Start of Dataset content

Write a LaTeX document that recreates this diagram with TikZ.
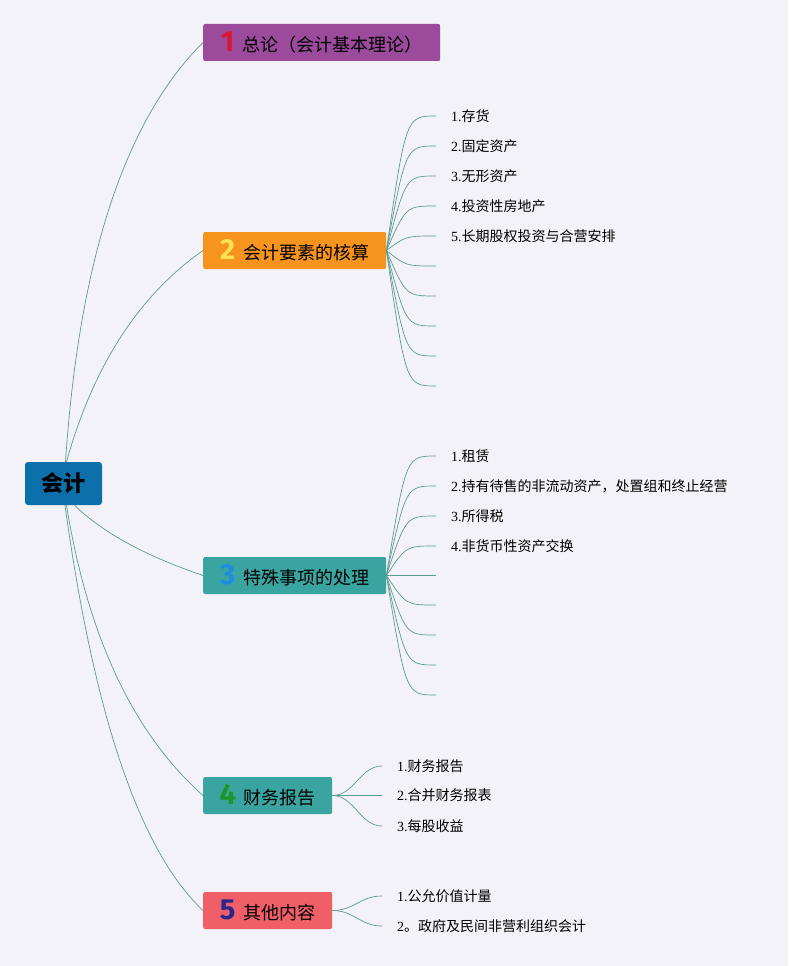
\documentclass[tikz,border=0pt]{standalone}
\usepackage{fontspec}
\usepackage{tikz}
\usepackage{xcolor}
\setmainfont{Liberation Serif}
\newfontfamily\cjk{Noto Sans CJK SC}
\newfontfamily\numfont{Fira Sans}
\usetikzlibrary{positioning}
\definecolor{PageBg}{RGB}{242,242,248}
\definecolor{LineTeal}{RGB}{92,156,142}
\definecolor{RootBlue}{RGB}{14,112,170}
\definecolor{BoxPurple}{RGB}{156,74,156}
\definecolor{BoxOrange}{RGB}{247,148,30}
\definecolor{BoxTeal}{RGB}{58,164,160}
\definecolor{BoxCoral}{RGB}{240,94,104}
\definecolor{NumRed}{RGB}{214,24,52}
\definecolor{NumYellow}{RGB}{250,226,84}
\definecolor{NumBlue}{RGB}{32,140,226}
\definecolor{NumGreen}{RGB}{28,150,40}
\definecolor{NumNavy}{RGB}{40,40,140}
\newcommand{\bnum}[2]{{\numfont\bfseries\fontsize{29}{29}\selectfont\color{#1}#2}\hspace{8pt}}

\begin{document}
\begin{tikzpicture}[x=1pt, y=-1pt,
  rootbox/.style={fill=RootBlue, rounded corners=3pt, minimum width=77pt, minimum height=43pt, inner sep=0pt, font=\cjk\bfseries\fontsize{22}{24}\selectfont},
  branchbox/.style={anchor=west, rounded corners=2pt, minimum height=37pt, inner sep=0pt, font=\cjk\fontsize{18}{20}\selectfont},
  leaf/.style={anchor=west, inner xsep=15pt, inner ysep=2pt, font=\fontsize{14}{16}\selectfont},
  limb/.style={draw=LineTeal, line width=0.7pt},
  twig/.style={draw=LineTeal, line width=0.7pt}]
\fill[PageBg] (0,0) rectangle (788,966);
\useasboundingbox (0,0) rectangle (788,966);

% centre and main branches
\node[rootbox] (root) at (63.5,483.5) {会计};
\node[branchbox, fill=BoxPurple, minimum width=237pt] (b1) at (203,42.5) {\bnum{NumRed}{1}总论（会计基本理论）};
\node[branchbox, fill=BoxOrange, minimum width=183pt] (b2) at (203,250.5) {\bnum{NumYellow}{2}会计要素的核算};
\node[branchbox, fill=BoxTeal, minimum width=183pt] (b3) at (203,575.5) {\bnum{NumBlue}{3}特殊事项的处理};
\node[branchbox, fill=BoxTeal, minimum width=129pt] (b4) at (203,795.5) {\bnum{NumGreen}{4}财务报告};
\node[branchbox, fill=BoxCoral, minimum width=129pt] (b5) at (203,910.5) {\bnum{NumNavy}{5}其他内容};

\draw[limb] ([xshift=2pt]root.north) .. controls (79,260) and (125,120) .. (b1.west);
\draw[limb] ([xshift=3pt]root.north) .. controls (93,367) and (138,296) .. (b2.west);
\draw[limb] ([xshift=11pt]root.south) .. controls (103,533) and (146,556) .. (b3.west);
\draw[limb] ([xshift=3pt]root.south) .. controls (88,638) and (134,734) .. (b4.west);
\draw[limb] ([xshift=1.5pt]root.south) .. controls (94,716) and (140,851) .. (b5.west);

% leaves of 2
\node[leaf] (l21) at (436,116) {1.{\cjk 存货}};
\node[leaf] (l22) at (436,146) {2.{\cjk 固定资产}};
\node[leaf] (l23) at (436,176) {3.{\cjk 无形资产}};
\node[leaf] (l24) at (436,206) {4.{\cjk 投资性房地产}};
\node[leaf] (l25) at (436,236) {5.{\cjk 长期股权投资与合营安排}};
\coordinate (l26) at (436,266);
\coordinate (l27) at (436,296);
\coordinate (l28) at (436,326);
\coordinate (l29) at (436,356);
\coordinate (l210) at (436,386);
\foreach \k in {1,...,5}
  \draw[twig] (b2.east) .. controls ([xshift=-30pt]l2\k.west) .. (l2\k.west);
\foreach \k in {6,...,10}
  \draw[twig] (b2.east) .. controls ([xshift=-30pt]l2\k) .. (l2\k);

% leaves of 3
\node[leaf] (l31) at (436,456) {1.{\cjk 租赁}};
\node[leaf] (l32) at (436,486) {2.{\cjk 持有待售的非流动资产，处置组和终止经营}};
\node[leaf] (l33) at (436,516) {3.{\cjk 所得税}};
\node[leaf] (l34) at (436,546) {4.{\cjk 非货币性资产交换}};
\coordinate (l35) at (436,575.5);
\coordinate (l36) at (436,605);
\coordinate (l37) at (436,635);
\coordinate (l38) at (436,665);
\coordinate (l39) at (436,695);
\foreach \k in {1,...,4}
  \draw[twig] (b3.east) .. controls ([xshift=-30pt]l3\k.west) .. (l3\k.west);
\foreach \k in {5,...,9}
  \draw[twig] (b3.east) .. controls ([xshift=-30pt]l3\k) .. (l3\k);

% leaves of 4 and 5
\node[leaf] (l41) at (382,766) {1.{\cjk 财务报告}};
\node[leaf] (l42) at (382,795.5) {2.{\cjk 合并财务报表}};
\node[leaf] (l43) at (382,826) {3.{\cjk 每股收益}};
\node[leaf] (l51) at (382,896) {1.{\cjk 公允价值计量}};
\node[leaf] (l52) at (382,926) {2{\cjk 。政府及民间非营利组织会计}};
\foreach \k in {1,2,3}
  \draw[twig] (b4.east) .. controls +(22,0) and +(-22,0) .. (l4\k.west);
\foreach \k in {1,2}
  \draw[twig] (b5.east) .. controls +(22,0) and +(-22,0) .. (l5\k.west);
\end{tikzpicture}
\end{document}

End of Dataset content

# Instructions to follow
Copy all the lines of data exactly as they appear, dropping any images.

# Correct response
Write a LaTeX document that recreates this diagram with TikZ.
\documentclass[tikz,border=0pt]{standalone}
\usepackage{fontspec}
\usepackage{tikz}
\usepackage{xcolor}
\setmainfont{Liberation Serif}
\newfontfamily\cjk{Noto Sans CJK SC}
\newfontfamily\numfont{Fira Sans}
\usetikzlibrary{positioning}
\definecolor{PageBg}{RGB}{242,242,248}
\definecolor{LineTeal}{RGB}{92,156,142}
\definecolor{RootBlue}{RGB}{14,112,170}
\definecolor{BoxPurple}{RGB}{156,74,156}
\definecolor{BoxOrange}{RGB}{247,148,30}
\definecolor{BoxTeal}{RGB}{58,164,160}
\definecolor{BoxCoral}{RGB}{240,94,104}
\definecolor{NumRed}{RGB}{214,24,52}
\definecolor{NumYellow}{RGB}{250,226,84}
\definecolor{NumBlue}{RGB}{32,140,226}
\definecolor{NumGreen}{RGB}{28,150,40}
\definecolor{NumNavy}{RGB}{40,40,140}
\newcommand{\bnum}[2]{{\numfont\bfseries\fontsize{29}{29}\selectfont\color{#1}#2}\hspace{8pt}}

\begin{document}
\begin{tikzpicture}[x=1pt, y=-1pt,
  rootbox/.style={fill=RootBlue, rounded corners=3pt, minimum width=77pt, minimum height=43pt, inner sep=0pt, font=\cjk\bfseries\fontsize{22}{24}\selectfont},
  branchbox/.style={anchor=west, rounded corners=2pt, minimum height=37pt, inner sep=0pt, font=\cjk\fontsize{18}{20}\selectfont},
  leaf/.style={anchor=west, inner xsep=15pt, inner ysep=2pt, font=\fontsize{14}{16}\selectfont},
  limb/.style={draw=LineTeal, line width=0.7pt},
  twig/.style={draw=LineTeal, line width=0.7pt}]
\fill[PageBg] (0,0) rectangle (788,966);
\useasboundingbox (0,0) rectangle (788,966);

% centre and main branches
\node[rootbox] (root) at (63.5,483.5) {会计};
\node[branchbox, fill=BoxPurple, minimum width=237pt] (b1) at (203,42.5) {\bnum{NumRed}{1}总论（会计基本理论）};
\node[branchbox, fill=BoxOrange, minimum width=183pt] (b2) at (203,250.5) {\bnum{NumYellow}{2}会计要素的核算};
\node[branchbox, fill=BoxTeal, minimum width=183pt] (b3) at (203,575.5) {\bnum{NumBlue}{3}特殊事项的处理};
\node[branchbox, fill=BoxTeal, minimum width=129pt] (b4) at (203,795.5) {\bnum{NumGreen}{4}财务报告};
\node[branchbox, fill=BoxCoral, minimum width=129pt] (b5) at (203,910.5) {\bnum{NumNavy}{5}其他内容};

\draw[limb] ([xshift=2pt]root.north) .. controls (79,260) and (125,120) .. (b1.west);
\draw[limb] ([xshift=3pt]root.north) .. controls (93,367) and (138,296) .. (b2.west);
\draw[limb] ([xshift=11pt]root.south) .. controls (103,533) and (146,556) .. (b3.west);
\draw[limb] ([xshift=3pt]root.south) .. controls (88,638) and (134,734) .. (b4.west);
\draw[limb] ([xshift=1.5pt]root.south) .. controls (94,716) and (140,851) .. (b5.west);

% leaves of 2
\node[leaf] (l21) at (436,116) {1.{\cjk 存货}};
\node[leaf] (l22) at (436,146) {2.{\cjk 固定资产}};
\node[leaf] (l23) at (436,176) {3.{\cjk 无形资产}};
\node[leaf] (l24) at (436,206) {4.{\cjk 投资性房地产}};
\node[leaf] (l25) at (436,236) {5.{\cjk 长期股权投资与合营安排}};
\coordinate (l26) at (436,266);
\coordinate (l27) at (436,296);
\coordinate (l28) at (436,326);
\coordinate (l29) at (436,356);
\coordinate (l210) at (436,386);
\foreach \k in {1,...,5}
  \draw[twig] (b2.east) .. controls ([xshift=-30pt]l2\k.west) .. (l2\k.west);
\foreach \k in {6,...,10}
  \draw[twig] (b2.east) .. controls ([xshift=-30pt]l2\k) .. (l2\k);

% leaves of 3
\node[leaf] (l31) at (436,456) {1.{\cjk 租赁}};
\node[leaf] (l32) at (436,486) {2.{\cjk 持有待售的非流动资产，处置组和终止经营}};
\node[leaf] (l33) at (436,516) {3.{\cjk 所得税}};
\node[leaf] (l34) at (436,546) {4.{\cjk 非货币性资产交换}};
\coordinate (l35) at (436,575.5);
\coordinate (l36) at (436,605);
\coordinate (l37) at (436,635);
\coordinate (l38) at (436,665);
\coordinate (l39) at (436,695);
\foreach \k in {1,...,4}
  \draw[twig] (b3.east) .. controls ([xshift=-30pt]l3\k.west) .. (l3\k.west);
\foreach \k in {5,...,9}
  \draw[twig] (b3.east) .. controls ([xshift=-30pt]l3\k) .. (l3\k);

% leaves of 4 and 5
\node[leaf] (l41) at (382,766) {1.{\cjk 财务报告}};
\node[leaf] (l42) at (382,795.5) {2.{\cjk 合并财务报表}};
\node[leaf] (l43) at (382,826) {3.{\cjk 每股收益}};
\node[leaf] (l51) at (382,896) {1.{\cjk 公允价值计量}};
\node[leaf] (l52) at (382,926) {2{\cjk 。政府及民间非营利组织会计}};
\foreach \k in {1,2,3}
  \draw[twig] (b4.east) .. controls +(22,0) and +(-22,0) .. (l4\k.west);
\foreach \k in {1,2}
  \draw[twig] (b5.east) .. controls +(22,0) and +(-22,0) .. (l5\k.west);
\end{tikzpicture}
\end{document}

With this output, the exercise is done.